Not willing to lose money...even tho' it's not about the money. Love it.
Chauncey Billups: The line: 4-for-11 and 7 turnovers. And his counterpart, Devin Harris, had a career-high 18 assists. Makes Chauncey my pick for Worst Player of the Night.
Chris's daily lacktion ledger:
Nuggets-Nyets: Johan Petro provided a 25% shooting percentage (on four attempts) in 9:42 along with four fouls for a 4:2 Voskuhl, while fellow ruble rouser Quinton Ross can now afford a private jet flight to Mikhail Prokhorov's compound with a 1.1 trillion (1:06)!
Cavs-Heat: Ryan Hollins had two points in 10:06, but also two fouls and a lost rock for a 3:2 Voskuhl.

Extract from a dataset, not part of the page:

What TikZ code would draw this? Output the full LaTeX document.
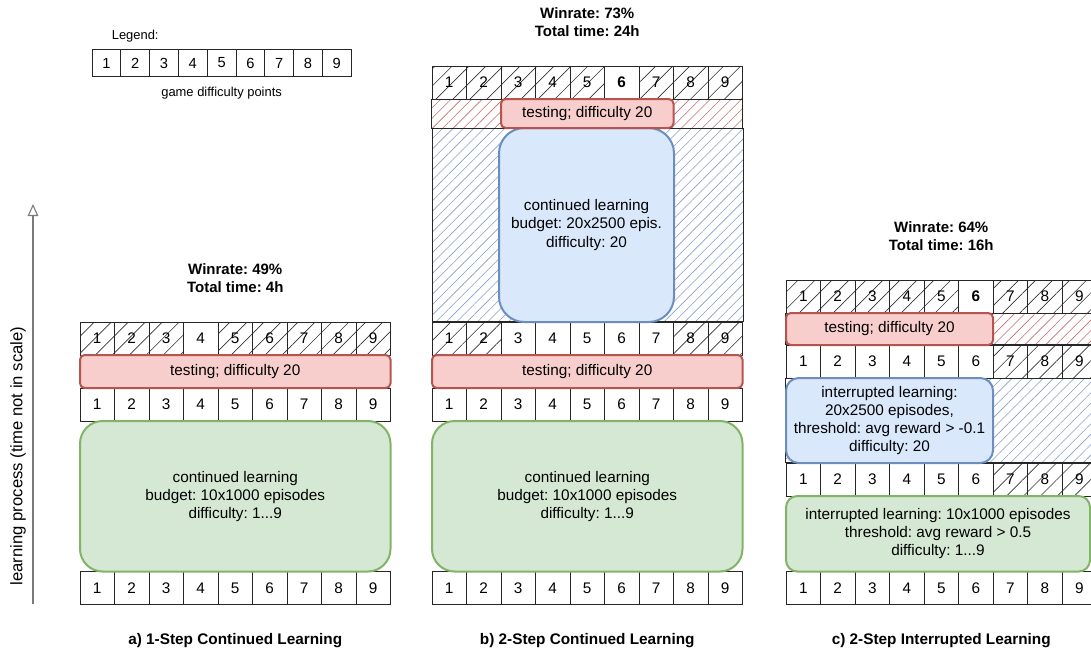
\documentclass[tikz,border=0pt]{standalone}
\usepackage{fontspec}
\setmainfont{Liberation Sans}
\usetikzlibrary{positioning, arrows.meta, fit, patterns.meta}

\definecolor{testfill}{HTML}{F8CECC}
\definecolor{testline}{HTML}{B85450}
\definecolor{hardfill}{HTML}{DAE8FC}
\definecolor{hardline}{HTML}{6C8EBF}
\definecolor{easyfill}{HTML}{D5E8D4}
\definecolor{easyline}{HTML}{82B366}
\definecolor{arrowgray}{HTML}{7A7A7A}

\begin{document}
\frenchspacing
\begin{tikzpicture}[
    x=0.75pt, y=-0.75pt,
    cell/.style     = {draw=black!85, line width=0.6pt, rectangle, minimum width=25.875pt, minimum height=24.75pt, inner sep=0pt, font=\fontsize{11.5}{12}\selectfont},
    hcell/.style    = {cell, pattern={Lines[angle=45, distance=9pt, line width=0.5pt]}, pattern color=black!80},
    bcell/.style    = {cell, font=\fontsize{11.5}{12}\selectfont\bfseries},
    legcell/.style  = {cell, minimum width=21.6pt, minimum height=20.5pt, font=\fontsize{11}{12}\selectfont},
    band/.style     = {draw=black!85, line width=0.6pt, inner sep=0pt},
    redband/.style  = {band, pattern={Lines[angle=45, distance=5.5pt, line width=0.45pt]}, pattern color=testline!85},
    blueband/.style = {band, pattern={Lines[angle=45, distance=5.5pt, line width=0.45pt]}, pattern color=hardline!85},
    boxsize/.style 2 args = {minimum width=#1*0.75pt, minimum height=#2*0.75pt},
    box/.style      = {line width=1.5pt, inner sep=0pt, align=center, font=\fontsize{11.5}{13.6}\selectfont},
    testbox/.style  = {box, draw=testline, fill=testfill, rounded corners=3.5pt},
    hardbox/.style  = {box, draw=hardline, fill=hardfill},
    easybox/.style  = {box, draw=easyline, fill=easyfill},
    title/.style    = {align=center, inner sep=0pt, font=\fontsize{11.25}{13.5}\selectfont\bfseries},
    caption/.style  = {inner sep=0pt, font=\fontsize{11.5}{13}\selectfont\bfseries},
    timearrow/.style= {-{Triangle[open, width=8pt, length=9pt, line width=0.8pt]}, line width=1.5pt, draw=arrowgray}
]
\useasboundingbox (0,0) rectangle (1091,654);

% Legend
\foreach \i in {1,...,9}
  \node[legcell] (leg\i) at ({92+28.8*(\i-0.5)}, 63) {\i};
\node[inner sep=0pt, font=\fontsize{9.7}{11}\selectfont, above=4.5pt of leg2] (legTitle) {Legend:};
\node[inner sep=0pt, font=\fontsize{9.7}{11}\selectfont, below=7.5pt of leg5] (legNote) {game difficulty points};

% Column a)
\foreach \i/\st in {1/hcell,2/hcell,3/hcell,4/cell,5/hcell,6/hcell,7/hcell,8/hcell,9/hcell}
  \node[\st] (aTop\i) at ({80+34.5*(\i-0.5)}, 338.5) {\i};
\foreach \i in {1,...,9}
  \node[cell] (aMid\i) at ({80+34.5*(\i-0.5)}, 404.5) {\i};
\foreach \i in {1,...,9}
  \node[cell] (aBot\i) at ({80+34.5*(\i-0.5)}, 588) {\i};

\node[testbox, boxsize={310.5}{33}] (aTest) at (235.25,371.5) {testing; difficulty 20};
\node[easybox, boxsize={310.5}{150.5}, rounded corners=17pt] (aEasy) at (235.25,496.25)
    {continued learning\\budget: 10x1000 episodes\\difficulty: 1...9};

\node[title, above=21.5pt of aTop5] (aTitle) {Winrate: 49\%\\Total time: 4h};
\node[caption, below=21pt of aBot5] (aCaption) {a) 1-Step Continued Learning};

% Column b)
\foreach \i/\st in {1/hcell,2/hcell,3/hcell,4/hcell,5/hcell,6/bcell,7/hcell,8/hcell,9/hcell}
  \node[\st] (bTop\i) at ({432+34.5*(\i-0.5)}, 82.5) {\i};
\foreach \i/\st in {1/hcell,2/hcell,3/cell,4/cell,5/cell,6/cell,7/cell,8/hcell,9/hcell}
  \node[\st] (bUp\i) at ({432+34.5*(\i-0.5)}, 338.5) {\i};
\foreach \i in {1,...,9}
  \node[cell] (bMid\i) at ({432+34.5*(\i-0.5)}, 404.5) {\i};
\foreach \i in {1,...,9}
  \node[cell] (bBot\i) at ({432+34.5*(\i-0.5)}, 588) {\i};

\node[redband, fit={(bTop1.south west) (742.5,128)}] (bRedBand) {};
\node[blueband, fit={(432,128) (bUp9.north east)}] (bBlueBand) {};
\node[hardbox, boxsize={175}{194}, rounded corners=19pt] (bHard) at (586.5,225)
    {continued learning\\budget: 20x2500 epis.\\difficulty: 20};
\node[testbox, boxsize={172.5}{29}] (bTestHard) at (587.25,113.5) {testing; difficulty 20};
\node[testbox, boxsize={310.5}{33}] (bTestEasy) at (587.25,371.5) {testing; difficulty 20};
\node[easybox, boxsize={310.5}{150.5}, rounded corners=17pt] (bEasy) at (587.25,496.25)
    {continued learning\\budget: 10x1000 episodes\\difficulty: 1...9};

\node[title, above=21.5pt of bTop5] (bTitle) {Winrate: 73\%\\Total time: 24h};
\node[caption, below=21pt of bBot5] (bCaption) {b) 2-Step Continued Learning};

% Column c)
\foreach \i/\st in {1/hcell,2/hcell,3/hcell,4/hcell,5/hcell,6/bcell,7/hcell,8/hcell,9/hcell}
  \node[\st] (cTop\i) at ({786+34.5*(\i-0.5)}, 296.5) {\i};
\foreach \i/\st in {1/cell,2/cell,3/cell,4/cell,5/cell,6/cell,7/hcell,8/hcell,9/hcell}
  \node[\st] (cUp\i) at ({786+34.5*(\i-0.5)}, 361.5) {\i};
\foreach \i/\st in {1/cell,2/cell,3/cell,4/cell,5/cell,6/cell,7/hcell,8/hcell,9/hcell}
  \node[\st] (cMid\i) at ({786+34.5*(\i-0.5)}, 479.5) {\i};
\foreach \i in {1,...,9}
  \node[cell] (cBot\i) at ({786+34.5*(\i-0.5)}, 588) {\i};

\node[redband, fit={(cTop1.south west) (cUp9.north east)}] (cRedBand) {};
\node[testbox, boxsize={207}{32}] (cTestHard) at (889.5,329) {testing; difficulty 20};
\node[blueband, fit={(cUp1.south west) (cMid9.north east)}] (cBlueBand) {};
\node[hardbox, boxsize={207}{85}, rounded corners=9.5pt] (cHard) at (889.5,420.5)
    {interrupted learning:\\20x2500 episodes,\\threshold: avg reward > -0.1\\difficulty: 20};
\node[easybox, boxsize={304}{75.5}, rounded corners=8.5pt] (cEasy) at (938,533.75)
    {interrupted learning: 10x1000 episodes\\threshold: avg reward > 0.5\\difficulty: 1...9};

\node[title, above=21.5pt of cTop5] (cTitle) {Winrate: 64\%\\Total time: 16h};
\node[caption, below=21pt of cBot5] (cCaption) {c) 2-Step Interrupted Learning};

% Time axis
\coordinate (timeStart) at (33,604);
\coordinate (timeEnd)   at (33,204);
\draw[timearrow] (timeStart) -- (timeEnd);
\node[rotate=90, inner sep=0pt, font=\fontsize{12.5}{14}\selectfont] (timeLabel) at (18,456)
    {learning process (time not in scale)};

\end{tikzpicture}
\end{document}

Samardo Samuels smoothly sidelined a field goal and two boards in 22:18 with four fouls and three turnovers for a 7:5 Voskuhl.
Also on the ratio list was Miami's Joel Anthony, despite a block in 25:02, as he garnered a pair of fouls for a 2:0.
Magic-Grizzlies: Xavier Henry delivered up a 2.85 trillion (2:52) for the baby cubs.
Generals-Mavs: Kevin Seraphin once again had a short stint on the hardwood, with eight seconds of eight-bit gaming for a SUPER MARIO!
For Dallas, Brendan Haywood certainly wasn't a hero tonight, bricking twice from the charity stripe in 9:22 and additionally fouling twice and giving away the ball once for a +5 suck differential and a 3:0 Voskuhl!
Bobcats-Jazz: Kyrylo Fesenko flaked out from field goal range once in 4:58 and also fouled for a +2 that doubled as a Madsen-level 1:0 Voskuhl.
Bucks-Clippers: Rasual Butler retrieved a brick, foul, and giveaway for Donald Sterling's credenza in 9:47, earning a +3.